This resource about the uneven impacts of climate change includes a lesson plan, a podcast, a water cycle game, discussion questions, and a resilience investigation activity.
Students will learn that different parts of the world will experience different climate impacts. Some places will have extreme weather, while others will experience severe drought. These changes will impact water security, create dangerous heat and humidity situations, and change the spread of diseases such as malaria.
Teaching Tips
Positives
This resource includes a variety of well-designed components that will appeal to many learning styles.
The podcast includes a time-stamped transcript.
Additional Prerequisites
Students should be familiar with the water cycle.
Differentiation
Economics classes could use this resource to discuss the financial effects of climate change.
Social studies and geography classes use this lesson in a discussion about the unequal effects of climate change on the Global South.
Other resources on this topic include this library of images on the impacts of climate change, this lesson plan and activity on what causes droughts, and this lesson on how climate change impacts youth in the United States.
Scientist Notes
A transcript and educator guide, along with additional resource links, are provided.

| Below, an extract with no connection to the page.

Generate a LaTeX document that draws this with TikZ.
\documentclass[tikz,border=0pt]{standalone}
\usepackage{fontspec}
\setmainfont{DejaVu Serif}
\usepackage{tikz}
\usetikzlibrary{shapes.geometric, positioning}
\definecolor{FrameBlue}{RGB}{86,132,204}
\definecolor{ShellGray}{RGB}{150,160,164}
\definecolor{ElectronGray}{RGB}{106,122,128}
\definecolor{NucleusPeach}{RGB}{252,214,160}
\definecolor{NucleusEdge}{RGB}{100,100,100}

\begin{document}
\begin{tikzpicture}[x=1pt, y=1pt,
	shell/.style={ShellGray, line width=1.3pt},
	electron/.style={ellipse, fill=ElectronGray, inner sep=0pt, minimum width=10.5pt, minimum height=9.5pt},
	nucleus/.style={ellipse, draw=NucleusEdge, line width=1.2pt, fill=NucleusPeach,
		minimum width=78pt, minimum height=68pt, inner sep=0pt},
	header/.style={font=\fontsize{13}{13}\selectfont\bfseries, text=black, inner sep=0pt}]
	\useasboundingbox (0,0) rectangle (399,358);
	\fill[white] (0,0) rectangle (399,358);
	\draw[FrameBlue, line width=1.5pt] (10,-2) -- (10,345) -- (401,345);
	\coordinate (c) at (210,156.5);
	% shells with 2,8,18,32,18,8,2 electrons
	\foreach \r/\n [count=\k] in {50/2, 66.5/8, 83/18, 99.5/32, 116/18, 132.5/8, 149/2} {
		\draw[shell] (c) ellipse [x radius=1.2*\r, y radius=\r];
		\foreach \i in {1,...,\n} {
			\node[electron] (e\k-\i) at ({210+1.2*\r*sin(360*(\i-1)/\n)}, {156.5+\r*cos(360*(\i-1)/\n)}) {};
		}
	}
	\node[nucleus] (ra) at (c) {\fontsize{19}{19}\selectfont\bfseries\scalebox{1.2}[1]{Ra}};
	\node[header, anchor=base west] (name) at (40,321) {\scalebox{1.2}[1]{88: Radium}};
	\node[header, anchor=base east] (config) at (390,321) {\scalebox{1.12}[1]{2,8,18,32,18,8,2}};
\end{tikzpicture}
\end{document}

In the podcast, an MIT expert is interviewed and discusses local and regional climate impacts with a focus on heatwaves and the resulting health impacts. Emission scenarios are presented and the likely range of impact is discussed. This resource is recommended for teaching.
Standards
English Language Arts
Reading: Science & Technical Subjects (6-12)
11-12.RST.9 Synthesize information from a range of sources into a coherent understanding of a process, phenomenon, or concept, resolving conflicting information when possible.

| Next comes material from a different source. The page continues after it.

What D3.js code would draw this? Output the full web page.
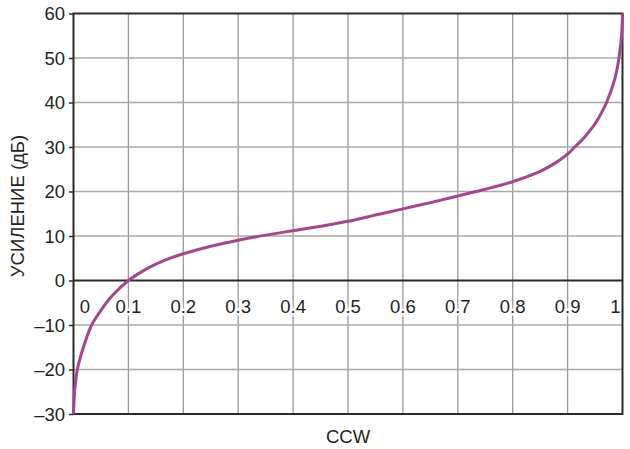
<!DOCTYPE html>
<html><head><meta charset="utf-8">
<script src="https://cdn.jsdelivr.net/npm/d3@7"></script>
<style>body{margin:0;background:#fff}svg{display:block}text{font-family:"Liberation Sans",Arial,sans-serif;fill:#231f20}</style>
</head><body><svg id="c" width="630" height="449"></svg>
<script>
const xValues = [0, 0.002, 0.007, 0.018, 0.033, 0.05, 0.07, 0.1, 0.13, 0.15, 0.18, 0.2, 0.25, 0.3, 0.35, 0.4, 0.45, 0.5, 0.55, 0.6, 0.65, 0.7, 0.75, 0.8, 0.85, 0.88, 0.9, 0.913, 0.93, 0.94, 0.95, 0.96, 0.971, 0.986, 0.9936, 0.9985, 1.0];
const gainValues = [-30, -25, -20, -15, -10, -6.7, -3.5, 0, 2.4, 3.7, 5.2, 6.0, 7.7, 9.05, 10.2, 11.2, 12.2, 13.3, 14.7, 16.1, 17.5, 19.0, 20.5, 22.2, 24.5, 26.6, 28.4, 30, 32.1, 33.6, 35.2, 37.3, 40, 45.3, 50, 55.4, 60];
const xTicks = [0, 0.1, 0.2, 0.3, 0.4, 0.5, 0.6, 0.7, 0.8, 0.9, 1];
const xTickLabels = ["0", "0.1", "0.2", "0.3", "0.4", "0.5", "0.6", "0.7", "0.8", "0.9", "1"];
const yTicks = [60, 50, 40, 30, 20, 10, 0, -10, -20, -30];
const yTickLabels = ["60", "50", "40", "30", "20", "10", "0", "\u201310", "\u201320", "\u201330"];
const xTitle = "CCW";
const yTitle = "УСИЛЕНИЕ (дБ)";

const svg = d3.select("#c");
const L = 73.5, R = 622.5, T = 13.5, B = 414;
const x = d3.scaleLinear().domain([0, 1]).range([L, R]);
const y = d3.scaleLinear().domain([-30, 60]).range([B, T]);

// grid
svg.append("g").selectAll("line").data(xTicks.slice(1, -1)).join("line")
  .attr("x1", d => x(d)).attr("x2", d => x(d)).attr("y1", T).attr("y2", B)
  .attr("stroke", "#999").attr("stroke-width", 1.3);
svg.append("g").selectAll("line").data(yTicks.filter(d => d !== 60 && d !== -30 && d !== 0)).join("line")
  .attr("x1", L).attr("x2", R).attr("y1", d => y(d)).attr("y2", d => y(d))
  .attr("stroke", "#aaa").attr("stroke-width", 1.3);

// x tick labels (on zero line) with white halo
svg.append("g").selectAll("text").data(xTicks).join("text")
  .attr("x", (d, i) => i === 0 ? x(d) + 11.5 : (i === xTicks.length - 1 ? x(d) - 7 : x(d)))
  .attr("y", 313).attr("text-anchor", "middle").attr("font-size", 18.5)
  .attr("stroke", "#fff").attr("stroke-width", 5).attr("paint-order", "stroke")
  .text((d, i) => xTickLabels[i]);

// zero line
svg.append("line").attr("x1", L).attr("x2", R).attr("y1", y(0)).attr("y2", y(0))
  .attr("stroke", "#2b2b2b").attr("stroke-width", 2);

// frame
svg.append("rect").attr("x", L).attr("y", T).attr("width", R - L).attr("height", B - T)
  .attr("fill", "none").attr("stroke", "#2b2b2b").attr("stroke-width", 2);

// y axis ticks & labels
const yAxis = d3.axisLeft(y).tickValues(yTicks).tickSize(4).tickPadding(4)
  .tickFormat((d, i) => yTickLabels[i]);
const gy = svg.append("g").attr("transform", `translate(${L - 0.5},0)`).call(yAxis);
gy.select(".domain").remove();
gy.selectAll(".tick line").attr("stroke", "#2b2b2b").attr("stroke-width", 1.5);
gy.selectAll(".tick text").attr("font-size", 18.5).attr("fill", "#231f20")
  .attr("font-family", "Liberation Sans, Arial, sans-serif").attr("dy", "0.35em");

// curve
const line = d3.line().x(d => x(d[0])).y(d => y(d[1])).curve(d3.curveCatmullRom.alpha(0.5));
svg.append("path").datum(xValues.map((v, i) => [v, gainValues[i]]))
  .attr("d", line).attr("fill", "none").attr("stroke", "#a3478c").attr("stroke-width", 3);

// titles
svg.append("text").attr("x", 348).attr("y", 443).attr("text-anchor", "middle")
  .attr("font-size", 18.5).text(xTitle);
svg.append("text").attr("transform", "translate(24,206) rotate(-90)").attr("text-anchor", "middle")
  .attr("font-size", 18.5).text(yTitle);
</script></body></html>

Speaking & Listening (K-12)
11-12.SL.3 Evaluate a speaker's point of view, perspective, reasoning, and use of evidence and rhetoric, assessing the stance, premises, links among ideas, word choice, points of emphasis, and tone used.
Science
ESS2: Earth's Systems
HS.ESS2.2 Analyze geoscience data to make the claim that one change to Earth’s surface can create feedbacks that cause changes to other Earth systems.
HS.ESS2.4 Use a model to describe how variations in the flow of energy into and out of Earth’s systems result in changes in climate.
ESS3: Earth and Human Activity
HS.ESS3.5 Analyze geoscience data and the results from global climate models to make an evidence-based forecast of the current rate of global or regional climate change and associated future impacts to Earth’s systems.
HS.ESS3.6 Use a computational representation to illustrate the relationships among Earth systems and how those relationships are being modified due to human activity (i.e., climate change).
Social Sciences
Geography (K-12)
HS.44 Assess how changes in the environmental and cultural characteristics of a place or region influence spatial patterns of trade, land use, and issues of sustainability.
HS.48 Determine the influence of long-term climate change and variability on human migration, settlement patterns, resource use, and land uses at local-to-global scales.